Page last updated at 13:08 GMT, Tuesday, 14 July 2009 14:08 UK

Keep flu deaths 'in perspective'

Flag at half mast at St Catherine's School, West Drayton
Chloe Buckley's school flew a flag at half mast in tribute to her

The health secretary has urged parents to keep swine flu in perspective following the death of a six-year-old girl who had contracted the illness.

Andy Burnham said "lots of children" had made a full recovery after suffering from the virus.

Tests continue to see if schoolgirl Chloe Buckley and GP Dr Michael Day had underlying health problems which may have contributed to their deaths.

There have now been 17 swine flu-related deaths in the UK.

Mr Burnham told GMTV: "There have been lots of children already having the condition but making a very quick and full recovery. We do have to keep it in perspective."

Chloe, who was from west London, died after contracting swine flu on Thursday.

A post-mortem examination is now due to be carried out to see if she had any pre-existing medical conditions.

She was a pupil at St Catherine's School in West Drayton, and on Monday night, teachers and council officials held a meeting to try to reassure other parents worried about their children's health.
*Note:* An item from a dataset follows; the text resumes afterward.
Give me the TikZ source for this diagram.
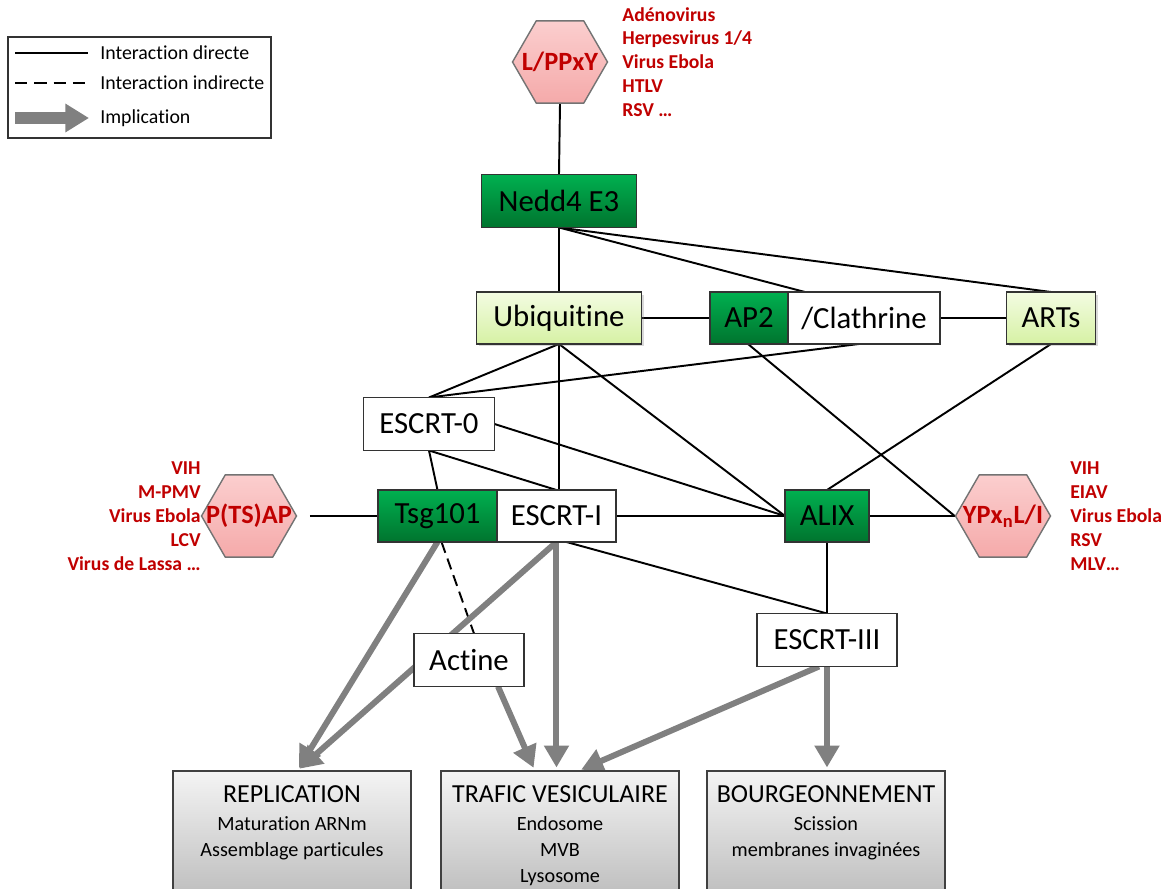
\documentclass[tikz,border=0pt]{standalone}
\usepackage{fontspec}
\setmainfont{Carlito}[Ligatures=NoCommon]
\usepackage{tikz}
\usetikzlibrary{positioning,shapes.geometric,arrows.meta,backgrounds,shadows}
\definecolor{dgreen}{RGB}{0,176,80}
\definecolor{dgreenb}{RGB}{0,116,46}
\definecolor{lgreen}{RGB}{243,252,226}
\definecolor{lgreenb}{RGB}{214,241,164}
\definecolor{vred}{RGB}{192,0,0}
\definecolor{pinkt}{RGB}{251,206,206}
\definecolor{pinkb}{RGB}{245,170,170}
\definecolor{impl}{RGB}{128,128,128}
\definecolor{boxt}{RGB}{244,244,244}
\definecolor{boxb}{RGB}{186,186,186}

\begin{document}
\begin{tikzpicture}[x=0.02cm, y=-0.02cm, plain/.style = {shape=rectangle, draw=black!80, line width=0.8pt, fill=white, align=center, outer sep=0pt, minimum height=1.04cm, font=\fontsize{17.5}{21}\selectfont}, selected/.style = {plain, top color=dgreen, bottom color=dgreenb}, light/.style = {plain, top color=lgreen, bottom color=lgreenb, drop shadow={shadow xshift=0.05cm, shadow yshift=-0.05cm, opacity=0.3}}, hexa/.style = {shape=regular polygon, regular polygon sides=6, minimum size=1.9cm, inner sep=0pt, draw=black!55, line width=0.8pt, top color=pinkt, bottom color=pinkb}, hexlbl/.style = {text=vred, font=\bfseries\fontsize{15}{18}\selectfont, inner sep=0pt}, virlist/.style = {text=vred, font=\bfseries\fontsize{11.2}{13.6}\selectfont, inner sep=0pt}, result/.style = {shape=rectangle, draw=black!75, line width=0.8pt, top color=boxt, bottom color=boxb, minimum width=4.76cm, minimum height=2.68cm, outer sep=0pt}, resulttxt/.style = {align=center, inner sep=0pt, anchor=north, font=\fontsize{11.5}{14.8}\selectfont}, legtxt/.style = {anchor=west, inner sep=0pt, font=\fontsize{11.3}{13.5}\selectfont}, link/.style = {draw=black, line width=1.1pt}, indirect/.style = {link, dash pattern=on 6.5pt off 3.5pt}, implies/.style = {draw=impl, line width=3.4pt, -{Triangle[width=13.6pt,length=12.5pt]}, shorten >=2pt}]
	\useasboundingbox (0,0) rectangle (1171,889);
	% legende
	\node[shape=rectangle, draw=black!80, line width=0.8pt, minimum width=5.26cm, minimum height=2.02cm] (legend) at (139.5,87.5) {};
	\coordinate (sa) at (15,53); \coordinate (sb) at (88,53);
	\coordinate (da) at (15,83); \coordinate (db) at (88,83);
	\coordinate (ia) at (15,118); \coordinate (ib) at (89,118);
	\draw[link] (sa) -- (sb);
	\draw[indirect, dash pattern=on 7pt off 4pt] (da) -- (db);
	\draw[draw=impl, line width=6.5pt, -{Triangle[width=15.5pt,length=13.5pt]}] (ia) -- (ib);
	\node[legtxt] (directe) at (100,53) {Interaction directe};
	\node[legtxt] (indirecte) at (100,83) {Interaction indirecte};
	\node[legtxt] (implication) at (100,118) {Implication};
	% motifs viraux
	\node[hexa] (lppxy) at (560,62) {};
	\node[hexlbl] (lppxyl) at (lppxy) {L/PPxY};
	\node[virlist, align=left, anchor=west] (vtop) at (622,62) {Adénovirus\\Herpesvirus 1/4\\Virus Ebola\\HTLV\\RSV …};
	\node[hexa] (ptsap) at (249,516) {};
	\node[hexlbl] (ptsapl) at (ptsap) {P(TS)AP};
	\node[virlist, align=right, anchor=east] (vleft) at (201,516) {VIH\\M-PMV\\Virus Ebola\\LCV\\Virus de Lassa …};
	\node[hexa] (ypx) at (1003,516) {};
	\node[hexlbl] (ypxl) at (ypx) {YPx\textsubscript{n}L/I};
	\node[virlist, align=left, anchor=west] (vright) at (1070,516) {VIH\\EIAV\\Virus Ebola\\RSV\\MLV…};
	% proteines
	\node[selected, minimum width=3.1cm, minimum height=1.06cm] (nedd) at (559,201) {Nedd4 E3};
	\node[light, minimum width=3.3cm] (ubi) at (559,318) {Ubiquitine};
	\node[selected, minimum width=1.56cm] (ap2) at (749,318) {AP2};
	\node[plain, minimum width=3.04cm, right=0pt of ap2] (clath) {/Clathrine};
	\node[light, minimum width=1.78cm] (arts) at (1051,318) {ARTs};
	\node[plain, minimum width=2.62cm, minimum height=1.06cm] (escrt0) at (429,424) {ESCRT-0};
	\node[selected, minimum width=2.38cm] (tsg) at (437.5,516) {Tsg101};
	\node[plain, minimum width=2.38cm, right=0pt of tsg] (escrt1) {ESCRT-I};
	\node[selected, minimum width=1.68cm] (alix) at (827,516) {ALIX};
	\node[plain, minimum width=2.8cm, minimum height=1.06cm] (escrt3) at (827,640) {ESCRT-III};
	\node[plain, minimum width=2.2cm, minimum height=1.06cm] (actine) at (469,660) {Actine};
	% fonctions
	\node[result] (repl) at (292,838) {};
	\node[result] (traf) at (560,838) {};
	\node[result] (bourg) at (826,838) {};
	\node[resulttxt] (repltxt) at ([yshift=-0.28cm]repl.north) {{\fontsize{14.8}{18}\selectfont REPLICATION}\\[1pt]Maturation ARNm\\Assemblage particules};
	\node[resulttxt] (traftxt) at ([yshift=-0.28cm]traf.north) {{\fontsize{14.8}{18}\selectfont TRAFIC VESICULAIRE}\\[1pt]Endosome\\MVB\\Lysosome};
	\node[resulttxt] (bourgtxt) at ([yshift=-0.28cm]bourg.north) {{\fontsize{14.8}{18}\selectfont BOURGEONNEMENT}\\[1pt]Scission\\membranes invaginées};
	\begin{scope}[on background layer]
		\draw[link] (lppxy.south) -- (nedd.north);
		\draw[link] (nedd.south) -- (ubi.north);
		\draw[link] (nedd.south) -- ([xshift=0.34cm]clath.north west);
		\draw[link] (nedd.south) -- (arts.north);
		\draw[link] (ubi.east) -- (ap2.west);
		\draw[link] (clath.east) -- (arts.west);
		\draw[link] (ubi.south) -- (escrt0.north);
		\draw[link] (ubi.south) -- (ubi.south |- escrt1.north);
		\draw[link] (ubi.south) -- (alix.west);
		\draw[link] ([xshift=-1.62cm]clath.south east) -- (escrt0.north);
		\draw[link] ([xshift=0.76cm]ap2.south west) -- (ypx.west);
		\draw[link] (arts.south) -- (alix.north);
		\draw[link] (escrt0.south) -- (tsg.north);
		\draw[link] (escrt0.south) -- (escrt1.north);
		\draw[link] (escrt0.east) -- (alix.west);
		\draw[link] (escrt1.east) -- (alix.west);
		\draw[link] (alix.east) -- (ypx.west);
		\draw[link, shorten <=0.25cm] (ptsap.east) -- (tsg.west);
		\draw[link] ([xshift=0.2cm]escrt1.south) -- (escrt3.north);
		\draw[link] (alix.south) -- (escrt3.north);
		\draw[indirect] ([xshift=0.08cm]tsg.south) -- ([xshift=0.1cm]actine.north);
		% implications
		\draw[implies] (tsg.south) -- ([xshift=0.1cm]repl.north);
		\draw[implies] (escrt1.south) -- ([xshift=0.1cm]repl.north);
		\draw[implies] ([xshift=0.58cm]actine.south) -- ([xshift=-0.5cm]traf.north);
		\draw[implies] (escrt1.south) -- (escrt1.south |- traf.north);
		\draw[implies] ([xshift=-0.16cm]escrt3.south) -- ([xshift=0.36cm]traf.north);
		\draw[implies] (escrt3.south) -- (escrt3.south |- bourg.north);
	\end{scope}
\end{tikzpicture}
\end{document}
Chris Spencer, director of education and children's services at Hillingdon Borough Council, said the school would close early for the summer break.
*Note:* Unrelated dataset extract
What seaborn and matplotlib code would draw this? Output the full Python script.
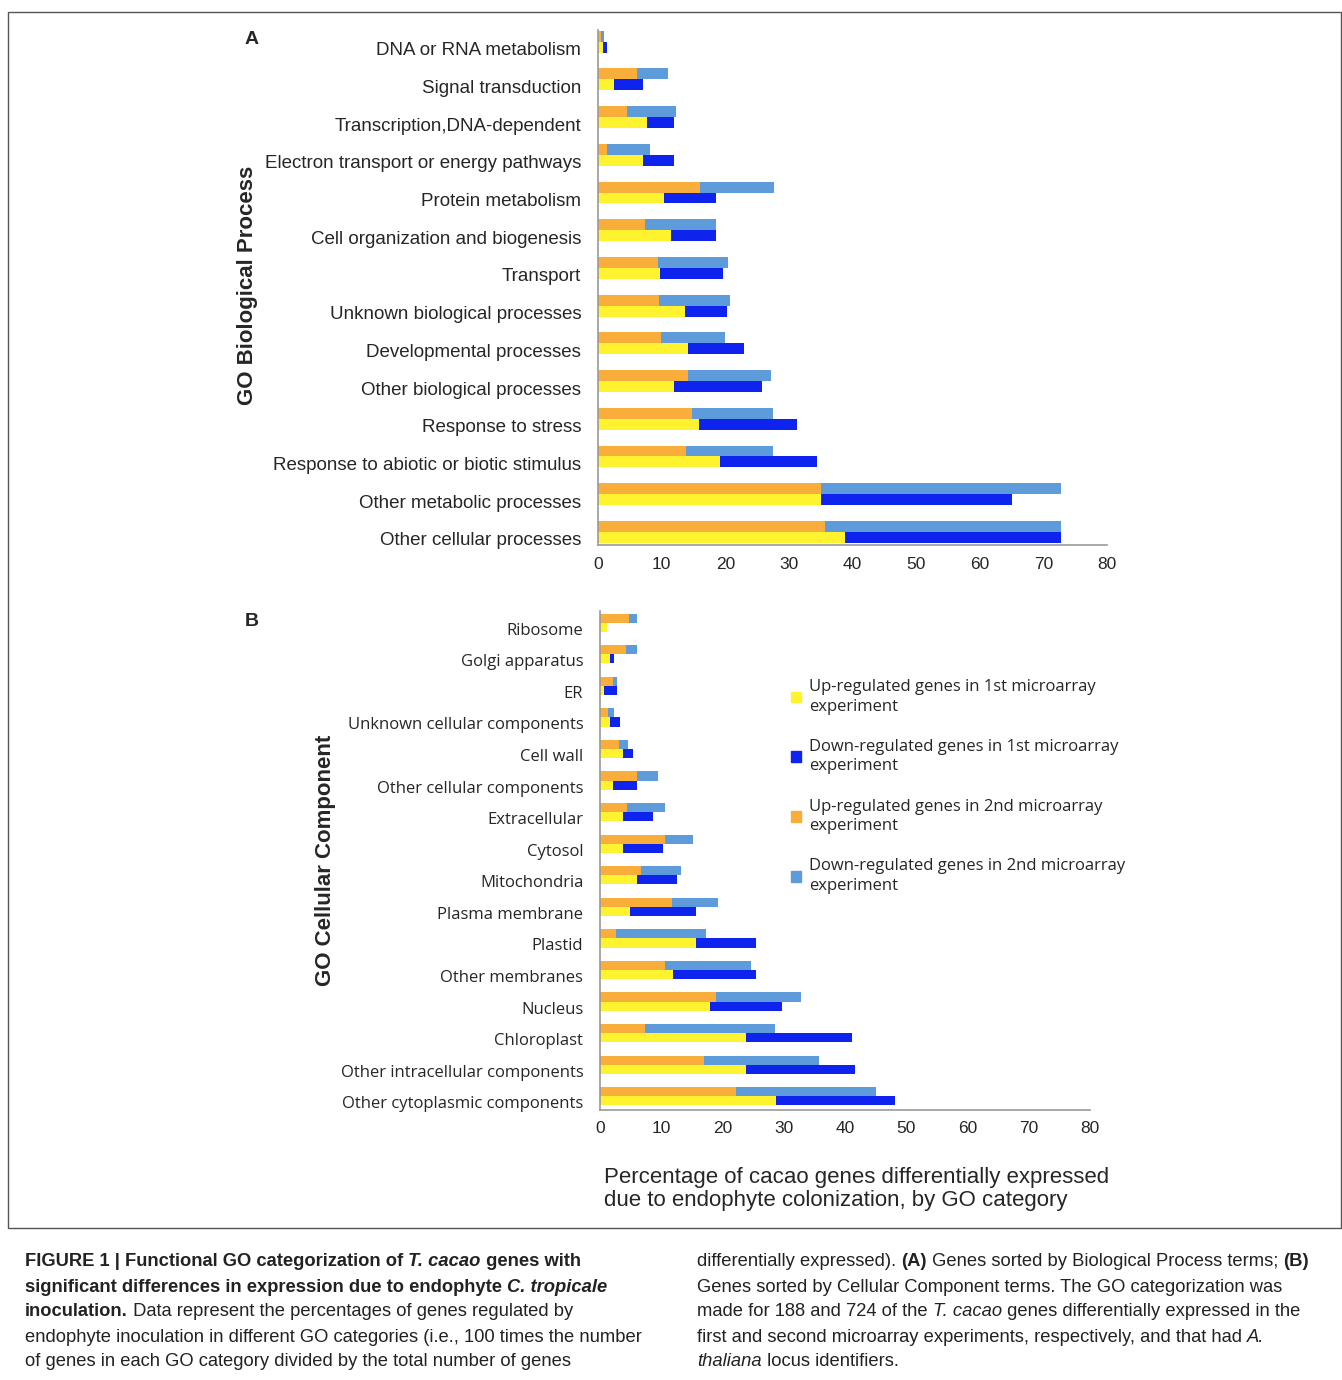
import pandas as pd
import matplotlib.pyplot as plt
import matplotlib.patches as mpatches
import matplotlib.transforms as mtransforms
import seaborn as sns

# Panel A - GO Biological Process (percent, top to bottom)
bp_cats = ["DNA or RNA metabolism", "Signal transduction", "Transcription,DNA-dependent",
           "Electron transport or energy pathways", "Protein metabolism",
           "Cell organization and biogenesis", "Transport", "Unknown biological processes",
           "Developmental processes", "Other biological processes", "Response to stress",
           "Response to abiotic or biotic stimulus", "Other metabolic processes",
           "Other cellular processes"]
bp_up1 = [0.8, 2.5, 7.7, 7.1, 10.4, 11.5, 9.7, 13.7, 14.1, 11.9, 15.9, 19.2, 35.1, 38.8]
bp_down1 = [0.6, 4.6, 4.2, 4.8, 8.2, 7.1, 10.0, 6.6, 8.9, 13.9, 15.4, 15.2, 30.0, 34.0]
bp_up2 = [0.5, 6.1, 4.6, 1.4, 16.0, 7.4, 9.4, 9.6, 9.9, 14.1, 14.8, 13.8, 35.1, 35.7]
bp_down2 = [0.5, 4.9, 7.7, 6.8, 11.7, 11.2, 11.0, 11.2, 10.1, 13.1, 12.7, 13.7, 37.7, 37.1]

# Panel B - GO Cellular Component
cc_cats = ["Ribosome", "Golgi apparatus", "ER", "Unknown cellular components", "Cell wall",
           "Other cellular components", "Extracellular", "Cytosol", "Mitochondria",
           "Plasma membrane", "Plastid", "Other membranes", "Nucleus", "Chloroplast",
           "Other intracellular components", "Other cytoplasmic components"]
cc_up1 = [1.1, 1.6, 0.7, 1.6, 3.8, 2.1, 3.8, 3.8, 6.0, 4.9, 15.7, 11.9, 18.0, 23.8, 23.8, 28.7]
cc_down1 = [0.0, 0.7, 2.1, 1.7, 1.6, 3.9, 4.9, 6.5, 6.6, 10.8, 9.8, 13.6, 11.7, 17.3, 17.8, 19.5]
cc_up2 = [4.7, 4.2, 2.1, 1.3, 3.1, 6.0, 4.4, 10.6, 6.7, 11.8, 2.6, 10.6, 18.9, 7.3, 17.0, 22.2]
cc_down2 = [1.3, 1.8, 0.7, 1.0, 1.5, 3.5, 6.2, 4.6, 6.5, 7.5, 14.7, 14.1, 13.9, 21.3, 18.8, 22.9]

C_UP1, C_DOWN1 = "#FFF22E", "#0F23EE"
C_UP2, C_DOWN2 = "#F9AE3C", "#5E9BDA"

sns.set_style("white")
plt.rcParams["font.family"] = ["Liberation Sans", "DejaVu Sans"]

fig = plt.figure(figsize=(13.42, 13.8), dpi=100)


def frame(cats, up1, down1, up2, down2):
    rows = []
    for i, c in enumerate(cats):
        rows.append((c, "2nd", up2[i], up2[i] + down2[i]))
        rows.append((c, "1st", up1[i], up1[i] + down1[i]))
    return pd.DataFrame(rows, columns=["cat", "exp", "up", "total"])


def panel(rect, df, cats, width, labfont, labsize, ylim, xmax, shift):
    ax = fig.add_axes(rect)
    sns.barplot(data=df, y="cat", x="total", hue="exp", hue_order=["2nd", "1st"],
                order=cats, palette=[C_DOWN2, C_DOWN1], width=width, dodge=True,
                orient="h", ax=ax, legend=False, saturation=1, linewidth=0)
    sns.barplot(data=df, y="cat", x="up", hue="exp", hue_order=["2nd", "1st"],
                order=cats, palette=[C_UP2, C_UP1], width=width, dodge=True,
                orient="h", ax=ax, legend=False, saturation=1, linewidth=0)
    ax.set_xlim(0, xmax)
    ax.set_ylim(*ylim)
    ax.set_xticks(range(0, 81, 10))
    ax.set_xlabel("")
    ax.set_ylabel("")
    for s in ["top", "right"]:
        ax.spines[s].set_visible(False)
    for s in ["left", "bottom"]:
        ax.spines[s].set_color("#999999")
        ax.spines[s].set_linewidth(1.2)
    ax.tick_params(axis="y", length=0, pad=12)
    ax.tick_params(axis="x", length=5, color="#999999", labelsize=12.5, direction="out")
    off = mtransforms.ScaledTranslation(0, -shift / 100, fig.dpi_scale_trans)
    for t in ax.get_yticklabels():
        t.set_fontfamily(labfont)
        t.set_fontsize(labsize)
        t.set_transform(t.get_transform() + off)
    for t in ax.get_xticklabels():
        t.set_fontfamily("Liberation Sans")
    return ax


axA = panel([0.4456, 0.605, 0.3793, 0.373], frame(bp_cats, bp_up1, bp_down1, bp_up2, bp_down2),
            bp_cats, 0.58, "Liberation Sans", 13.5, (13.35, -0.3), 80, 7)
axB = panel([0.4471, 0.196, 0.3651, 0.361], frame(cc_cats, cc_up1, cc_down1, cc_up2, cc_down2),
            cc_cats, 0.58, "Open Sans", 12, (15.42, -0.36), 80, 6)

fig.text(248 / 1342, 1 - 285 / 1380, "GO Biological Process", rotation=90, ha="center",
         va="center", fontsize=16, fontweight="bold")
fig.text(325 / 1342, 1 - 860 / 1380, "GO Cellular Component", rotation=90, ha="center",
         va="center", fontsize=16, fontweight="bold")
fig.text(252 / 1342, 1 - 40 / 1380, "A", ha="center", va="center", fontsize=14, fontweight="bold")
fig.text(252 / 1342, 1 - 622 / 1380, "B", ha="center", va="center", fontsize=14, fontweight="bold")
fig.text(604 / 1342, 1 - 1189 / 1380,
         "Percentage of cacao genes differentially expressed\ndue to endophyte colonization, by GO category",
         ha="left", va="center", fontsize=16, linespacing=1.15)

handles = [mpatches.Patch(color=c) for c in [C_UP1, C_DOWN1, C_UP2, C_DOWN2]]
labels = ["Up-regulated genes in 1st microarray\nexperiment",
          "Down-regulated genes in 1st microarray\nexperiment",
          "Up-regulated genes in 2nd microarray\nexperiment",
          "Down-regulated genes in 2nd microarray\nexperiment"]
leg = fig.legend(handles, labels, loc="upper left", bbox_to_anchor=(776 / 1342, 1 - 664 / 1380),
                 frameon=False, prop={"family": "Open Sans", "size": 12}, handlelength=0.6,
                 handleheight=0.6, handletextpad=0.5, labelspacing=1.45)
for t in leg.get_texts():
    t.set_linespacing(1.3)

# outer frame
fig.add_artist(mpatches.Rectangle((8 / 1342, 1 - 1228 / 1380), 1333 / 1342, 1216 / 1380,
                                  transform=fig.transFigure, fill=False, edgecolor="#555555",
                                  linewidth=1))

renderer = fig.canvas.get_renderer()


def runs(x, y, parts):
    x = x / 1342
    for text, weight, style in parts:
        t = fig.text(x, 1 - y / 1380, text, fontsize=13.2, fontweight=weight, fontstyle=style,
                     va="center", ha="left", color="#222222")
        x += t.get_window_extent(renderer).width / fig.bbox.width


N, B, I = "normal", "bold", "italic"
left = [
    [("FIGURE 1 | Functional GO categorization of ", B, N), ("T. cacao", B, I), (" genes with", B, N)],
    [("significant differences in expression due to endophyte ", B, N), ("C. tropicale", B, I)],
    [("inoculation.", B, N), (" Data represent the percentages of genes regulated by", N, N)],
    [("endophyte inoculation in different GO categories (i.e., 100 times the number", N, N)],
    [("of genes in each GO category divided by the total number of genes", N, N)],
]
right = [
    [("differentially expressed). ", N, N), ("(A)", B, N),
     (" Genes sorted by Biological Process terms; ", N, N), ("(B)", B, N)],
    [("Genes sorted by Cellular Component terms. The GO categorization was", N, N)],
    [("made for 188 and 724 of the ", N, N), ("T. cacao", N, I), (" genes differentially expressed in the", N, N)],
    [("first and second microarray experiments, respectively, and that had ", N, N), ("A.", N, I)],
    [("thaliana", N, I), (" locus identifiers.", N, N)],
]
for k, parts in enumerate(left):
    runs(25, 1262 + 25 * k, parts)
for k, parts in enumerate(right):
    runs(697, 1262 + 25 * k, parts)

fig.savefig("out.png", dpi=100)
"This is a little girl who, until a few days ago, in all our minds was a child that was perfectly healthy so everybody here is in a deep state of shock."

Every year there are deaths from complications of seasonal flu
Dr Laurence Buckman
British Medical Association

Dr Day died on Saturday in Luton and Dunstable Hospital.

Tests confirmed he was suffering from swine flu, but as yet his exact cause of death is unknown.

Colleagues and patients at Priory Gardens health centre in Dunstable who have been in recent contact with him are now being assessed for symptoms of the virus.

A patient in Essex who died earlier this month was the first person in the UK without underlying health problems to die of swine flu.

Health officials have also urged the public not to panic despite the latest deaths.

Prof Steve Field, chairman of the Royal College of GPs, said his members had been "working with the government on robust flu pandemic plans for a number of years".

"We are confident that the systems we have in place will cope well with the current pandemic," he said.

Dr Laurence Buckman, chairman of the British Medical Association's GPs Committee, added: "We must remember that every year there are deaths from complications of seasonal flu - this is unfortunately inevitable with any strain of influenza."

Dr Chris Smith, a virologist at Cambridge University, said worldwide and UK data suggested the swine flu death rate was 0.5 or 0.4%.

"In other words about one person in every 200 who contracts this virus may die. And that's unfortunately inevitable. We don't know why this happens."

Scientists will now try to determine why the virus is fatal for some people, he added.

The government has ordered enough vaccines to cover the entire population, with the first doses arriving next month.

Dr Michael Day [Pic: NHS]
Dr Michael Day worked as a GP in Dunstable, Bedfordshire

But in the meantime, research by the University of Wisconsin and published in the journal Nature, suggests that the swine flu virus attacks the respiratory system in a more sustained way than the standard seasonal flu virus.

Liberal Democrat health spokesman Norman Lamb said dealing with the outbreak was a "mammoth task".

"The government needs to ensure that all frontline NHS staff are given access to flu vaccines as a matter of urgency," he said.

"It is extremely worrying that GPs are still raising concern over the lack of clarity over who should now be receiving anti-viral treatment."

But Mr Burnham said the government was well-prepared.

"We have been working closely with the Royal Colleges and staff bodies to protect and prepare frontline health workers, who are at the heart of our response to this outbreak, whilst providing the best health care possible to patients," he said.

The UK's chief medical adviser, Sir Liam Donaldson, said there is a reason why treatment appears inconsistent.

"There is an uneven pattern around the country in the spread of the disease. For example, in the south-east the levels are something like 10-times the level in the north of England.

"This is what you see in the early stages of a new virus coming out. It spreads unevenly around the country and you need to address it in different ways at different stages."